Salah Paham

1K 59 1
                                    

"Jangan pergi"

"Kumohon tetap disini"
Kataku mencegahnya pergi dari balkon dengan memeluk pingangnya erat dari belakang.

"Aku tau mas memang belum ada rasa sayang padaku, tapi aku mohon beri aku kesempatan lebih lama lagi untuk membuat mas nyaman sama aku."

"Ca"
Panggil suamiku itu mendayu dan ingin melepas tanganku yang sedang memeluk pingangnya.

"Mas, dengerin Caca dulu. Mungkin mas pasti berpikir orangtua kita punya pikiran ortodoks seperti itu, seenak jidatnya jodohin kita. Caca awalnya juga mikir kaya gitu mas tapi seiring berjalannya waktu aku mikir lagi mungkin memang ini jalan yang terbaik untukku."

"Tolong jangan pernah berpaling apalagi berniat untuk menjadi asing. Aku tau kok Mas, di bumi ada jutaan wanita yang siap merebutmu kapan saja dariku. Begitupun sebaliknya, selain kamu masih banyak pria yang bisa mencuri perhatianku, bukannya aku terlalu percaya diri, tapi memang ini fakta, bahkan temanmu ada yang terang-terangan ngajak aku nikah padahal udah tau statusku istri temannya. Tetapi aku mengabaikan mereka hanya karna aku memilih dirimu. Karena itu, agar segala kisah ini tetap utuh, bisakah kita saling menguatkan diri untuk tetap tangguh? Aku masih ingin kamu yang akan menemaniku menghabiskan secangkir teh di kala senja datang."

"Please jangan pergi"
Ucapku sambil terisak kali ini.

"Kalau aku boleh jujur, aku udah bener-bener jatuh sama mas Ian, aku udah ada rasa tertarik sama mas waktu aku SMA, tapi... tapi aku mikirnya gak akan bisa terbalas jadi aku tepis jauh-jauh saat itu. Tapi kalau untuk sekarang gak bisa aku tepis jauh-jauh lagi... aku udah mentok sayangnya sama kamu mas."

"Caca..."
Mas Ian memanggilku dengan suaranya yang tegas dan mencoba melepaskan tanganku lagi yang masih setia memeluk pinggangnya.

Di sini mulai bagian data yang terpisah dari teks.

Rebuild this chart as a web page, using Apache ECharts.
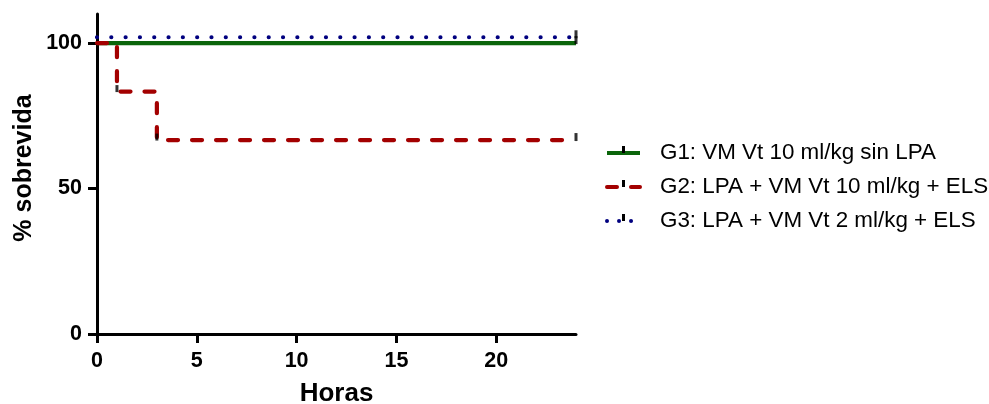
<!DOCTYPE html>
<html><head><meta charset="utf-8">
<script src="https://cdn.jsdelivr.net/npm/echarts@6/dist/echarts.min.js"></script>
<style>html,body{margin:0;padding:0;background:#fff}#c{width:989px;height:404px}</style>
</head><body><div id="c"></div>
<script>
// ---- data ----
const seriesNames = ['G1: VM Vt 10 ml/kg sin LPA', 'G2: LPA + VM Vt 10 ml/kg + ELS', 'G3: LPA + VM Vt 2 ml/kg + ELS'];
const g1Hours = [0, 24];
const g1Survival = [100, 100];
const g2Hours = [0, 1, 3, 24];
const g2Survival = [100, 83.33, 66.67, 66.67];
const g3Hours = [0, 24];
const g3Survival = [102, 102];
const g1CensorHours = [24];
const g1CensorSurvival = [100];
const g2CensorHours = [1, 3, 24];
const g2CensorSurvival = [83.33, 66.67, 66.67];
const g3CensorHours = [24];
const g3CensorSurvival = [102];
const xTicks = [0, 5, 10, 15, 20];
const yTicks = [0, 50, 100];
const xMax = 24, yMax = 110;
const xTickMax = 20, yTickMax = 100;
const xTitle = 'Horas';
const yTitle = '% sobrevida';

// ---- layout / styling ----
const W = 989, H = 404;
const gL = 97, gR = 413, gT = 14, gB = 70;
const plotW = W - gL - gR, plotH = H - gT - gB;
const colors = ['#0b650b', '#a30000', '#00007f'];
const dashes = ['solid', [10, 14], [0.01, 14.3]];
const caps = ['butt', 'round', 'round'];
const font = 'Liberation Sans, Arial, sans-serif';

const zip = (a, b) => a.map((v, i) => [v, b[i]]);
const lineData = [zip(g1Hours, g1Survival), zip(g2Hours, g2Survival), zip(g3Hours, g3Survival)];
const censorData = [zip(g1CensorHours, g1CensorSurvival), zip(g2CensorHours, g2CensorSurvival), zip(g3CensorHours, g3CensorSurvival)];

const series = [];
lineData.forEach((d, i) => {
  series.push({
    name: seriesNames[i], type: 'line', step: 'end', data: d,
    showSymbol: false, symbol: 'none', silent: true, z: 3 + (i === 2 ? 1 : 0),
    lineStyle: { color: colors[i], width: 4.2, type: dashes[i], cap: caps[i] }
  });
});
censorData.forEach((d, i) => {
  series.push({
    type: 'scatter', data: d, symbol: 'rect',
    symbolSize: (v) => (v[0] === 24 ? [3, 8] : [3, 7]),
    symbolOffset: [0, -3], silent: true, z: 6,
    itemStyle: { color: '#000' }
  });
});

// legend drawn as graphic
const legendX = 607, legendY0 = 153, legendStep = 34;
const graphic = [];
seriesNames.forEach((n, i) => {
  const y = legendY0 + i * legendStep;
  graphic.push({
    type: 'line', shape: { x1: legendX, y1: y, x2: legendX + 33, y2: y },
    style: { stroke: colors[i], lineWidth: 4, lineDash: i === 0 ? null : (i === 1 ? [10, 14] : [0.01, 12]), lineCap: caps[i] }
  });
  graphic.push({ type: 'rect', shape: { x: legendX + 15, y: y - 7, width: 3, height: 7 }, style: { fill: '#000' } });
  graphic.push({
    type: 'text', x: legendX + 53, y: y,
    style: { text: n, font: '22.4px ' + font, fill: '#000', textVerticalAlign: 'middle', verticalAlign: 'middle' }
  });
});

// second grid only for ticks (spans 0..20 and 0..100 at the same scale)
const tickGridW = plotW * xTickMax / xMax;
const tickGridH = plotH * yTickMax / yMax;
const tickStyle = { show: true, inside: false, length: 9, lineStyle: { color: '#000', width: 3 } };

const chart = echarts.init(document.getElementById('c'));
chart.setOption({
  animation: false,
  grid: [
    { left: gL, right: gR, top: gT, bottom: gB, containLabel: false, outerBoundsMode: 'none' },
    { left: gL, width: tickGridW, bottom: gB, height: tickGridH, containLabel: false, outerBoundsMode: 'none' }
  ],
  xAxis: [{
    type: 'value', gridIndex: 0, min: 0, max: xMax, interval: 5,
    name: xTitle, nameLocation: 'middle', nameGap: 47,
    nameTextStyle: { fontFamily: font, fontWeight: 'bold', fontSize: 26, color: '#000' },
    axisLine: { show: true, onZero: false, lineStyle: { color: '#000', width: 3 } },
    axisTick: { show: false },
    axisLabel: { fontFamily: font, fontWeight: 'bold', fontSize: 21.5, color: '#000', margin: 16, customValues: xTicks },
    splitLine: { show: false }
  }, {
    type: 'value', gridIndex: 1, min: 0, max: xTickMax, interval: 5,
    axisLine: { show: false }, axisTick: tickStyle, axisLabel: { show: false }, splitLine: { show: false }
  }],
  yAxis: [{
    type: 'value', gridIndex: 0, min: 0, max: yMax, interval: 50,
    name: yTitle, nameLocation: 'middle', nameGap: 60,
    nameTextStyle: { fontFamily: font, fontWeight: 'bold', fontSize: 25, color: '#000', padding: [0, 0, 0, 12] },
    axisLine: { show: true, onZero: false, lineStyle: { color: '#000', width: 3 } },
    axisTick: { show: false },
    axisLabel: { fontFamily: font, fontWeight: 'bold', fontSize: 21.5, color: '#000', margin: 15, customValues: yTicks },
    splitLine: { show: false }
  }, {
    type: 'value', gridIndex: 1, min: 0, max: yTickMax, interval: 50,
    axisLine: { show: false }, axisTick: tickStyle, axisLabel: { show: false }, splitLine: { show: false }
  }],
  series: series,
  graphic: graphic
});
</script>
</body></html>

"Gak mau? Aku masih pingin peluk mas? Mas gak suka? Aku kurang apa mas? Kasih tau aku, mas sukanya gimana? Aku kurang apa? Aku..."
Entah kenapa aku jadi terang-terangan dan posesif pada pria ini.

"Caca, dengerin aku"
Mas Ian membalikan badannya menghadap ke arahku.

"Kamu ini kenapa? Siapa yang mau pergi ninggalin kamu? Aku cuma sedang puyeng jadi ngerokok, dan aku gak mau kamu jadi perokok pasif karnaku."

"Sekarang lepas dulu, aku mau mandi dan ganti baju. Mikirmu terlalu jauh."

"Aneh kamu hari ini."
Katanya lalu melepas tanganku dan berlalu pergi masuk ke pintu kamar.

Aku terdiam sejenak mencerna kata demi kata yang suamiku itu ucapkan, sedikit nyelekit dan terlalu jujur. Sedangkan pikiranku saat ini sedang ngefreeze. Apa katanya tadi? Dia pergi dari balkon karna dia tidak ingin aku menghirup asap rokoknya? Dia tidak ingin aku jadi perokok pasif karenanya?

"Ya Tuhan"
Ucapku panik, aku kenapa sih? Bisa-bisanya terus bicara panjang lebar dan mengakui semua tentang perasaanku pada singa yang punya hatisekeras batu itu? Jadi tau kan dia sekarang, tapi kayanya dia juga gak peduli, buktinya dia sama sekali tidak menyinggung ucapanku yang panjang lebar itu. Kasian sekali dirimu Caca.

"Bodoh, malu-maluin diri sendiri aja sih Ca"
Ucapku mengumpat menyesali semua pengakuanku.

***

Aku termenung di ruang tengah mama sambil memandangi televisi di depanku. Saat ini aku sedang berada di rumah mama, sedangkan suamiku itu kini berada di klinik.